Феномен этот заключался в том, что, какая бы ни стояла на дворе погода, какие бы ни появились в тот день в газетах сообщения о неприятных, гнусных или даже роковых событиях, каково бы ни было его настроение и самочувствие, каждое утро Борис Биргер укладывал в свой объемистый потрепанный портфель плотно закрытые стеклянные банки, в которых находился его неприхотливый обед (неприхотливый, но все-таки с непременным супом: как старый язвенник, он не мог даже на один день позволить себе остаться без горячего супа) и отправлялся в долгий и утомительный путь (две пересадки на метро, только москвич знает, что это такое) на другой конец Москвы, в Измайлово, где находилась его маленькая мастерская. И — работал. Работал, выполняя свой каждодневный, самому себе заданный урок с таким тщанием и упорством, как если бы очередная его картина была уже заранее куплена Русским музеем или Третьяковской галереей. А закончив очередной портрет или пейзаж, тотчас же начинал грунтовать новый холст для следующей работы, словно даже один день вынужденного простоя или отдыха грозил ему смертельной опасностью.
В те времена такой образ жизни — естественный и даже, как я теперь понимаю, единственно возможный для подлинного художника — многим представлялся какой-то дикой странностью. Ведь Биргер тогда уже давно — и не только по собственной воле — перестал участвовать в официальных выставках. Никаких заказов у него не было. Картины его не продавались. Да он и не хотел их продавать…
Но ведь настоящий поэт сочиняет стихи не потому, что надеется их издать. И настоящий писатель пишет то, что он пишет, не потому, что надеется своими писаниями изменить мир или повысить нравственный уровень общества, в котором живет. И настоящий художник создает свои картины не потому, что надеется их выставить или продать, и даже не потому, что рассчитывает, что когда-нибудь они будут висеть в музее. Все они делают свое дело по той единственной причине, что не могут его не делать
.Из всего этого, конечно, отнюдь не следует, что писателю так-таки уж совсем не нужен читатель, поэту слушатель, а художнику зритель.

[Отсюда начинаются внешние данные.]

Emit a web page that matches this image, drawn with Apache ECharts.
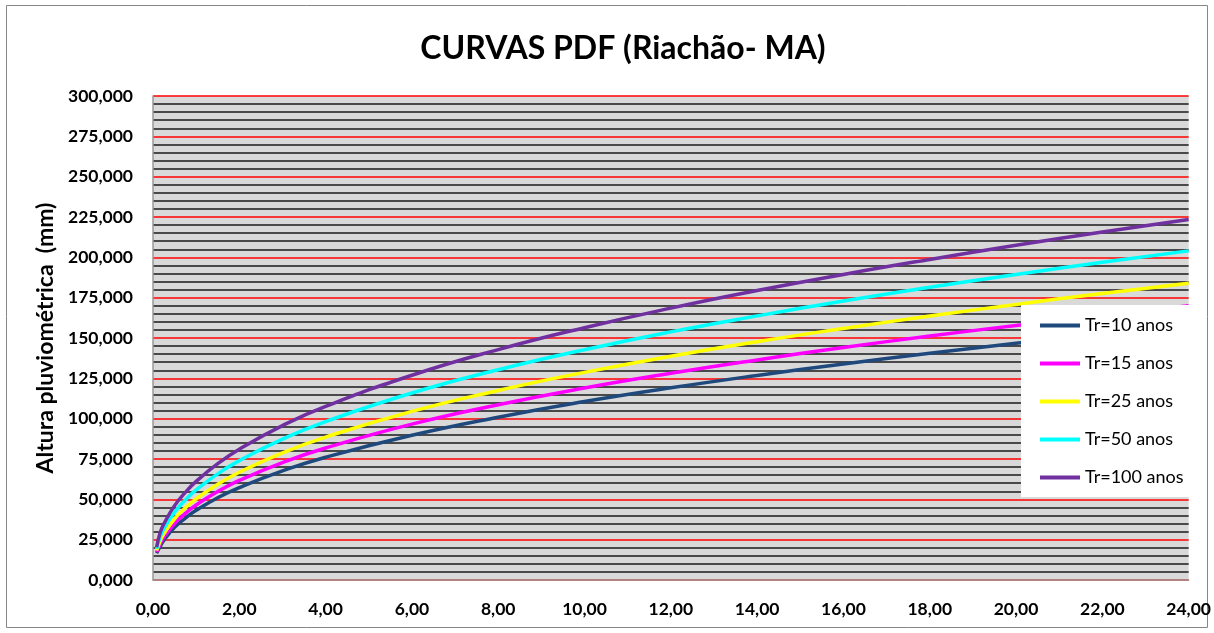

Но в чем другом, а в зрителях Борис Биргер никогда не испытывал недостатка.
В часы работы не воспринимающий ничего, кроме своей модели и холста на мольберте, в остальное время своего повседневного бытия он и часа не мог прожить без друзей, без контакта с людьми, без дружеского застолья, без какой-нибудь азартной игры. И во многом именно благодаря этим свойствам его характера крохотная мастерская Биргера стала в те годы своего рода центром художественной и интеллектуальной жизни Москвы.
Среди тех, кто постоянно собирался тогда у него в мастерской, а позже и в его московской квартире, были известные музыканты (Эдисон Денисов), актеры (Алла Демидова, Игорь Кваша), ученые (академики Андрей Сахаров и Израиль Гельфанд), писатели (Владимир Войнович, Фазиль Искандер, Василий Аксенов), поэты (Булат Окуджава, Олег Чухонцев).

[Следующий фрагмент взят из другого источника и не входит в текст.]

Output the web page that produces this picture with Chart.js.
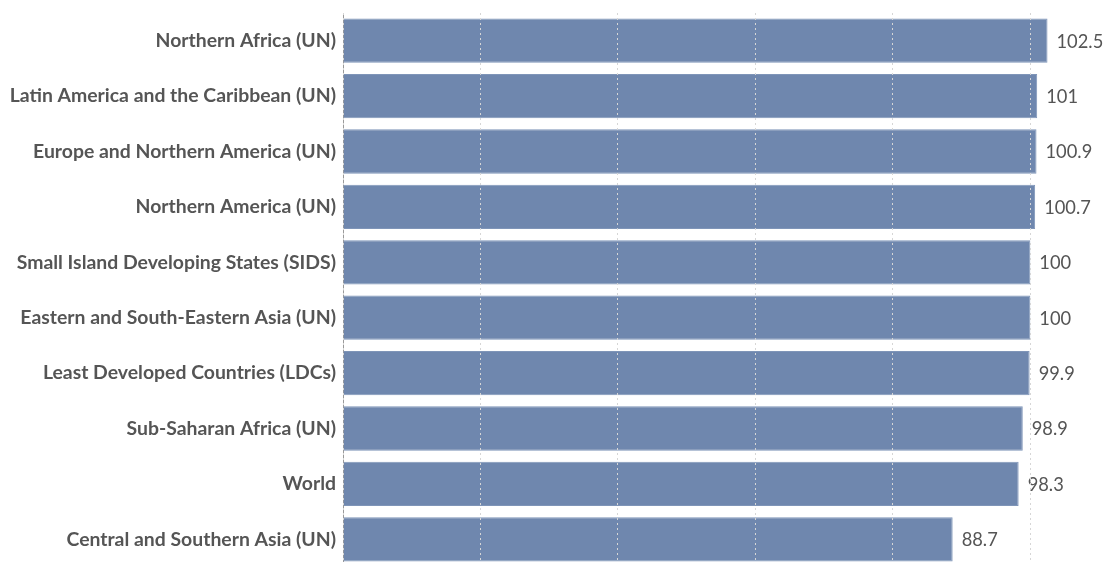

Они-то и бывали обычно первыми зрителями его картин. Показ новых работ был, конечно, важной частью всех этих сборищ. Но он неизменно завершался дружеским застольем, во время которого слышался не только звон стаканов и звяканье ножей и вилок, но и звучали громкие голоса друзей, большинство из которых были отчаянными спорщиками. Спорили об искусстве, о поэзии, о смысле бытия, ну и, конечно, о политике. О политике, впрочем, не спорили, потому что тут все были единомышленниками. И все наши разговоры на эти (политические) темы неизменно кончались двумя традиционными тостами: «Чтоб они сдохли!» (надеюсь, не надо объяснять, кого мы при этом имели в виду) и — «За успех нашего безнадежного дела!»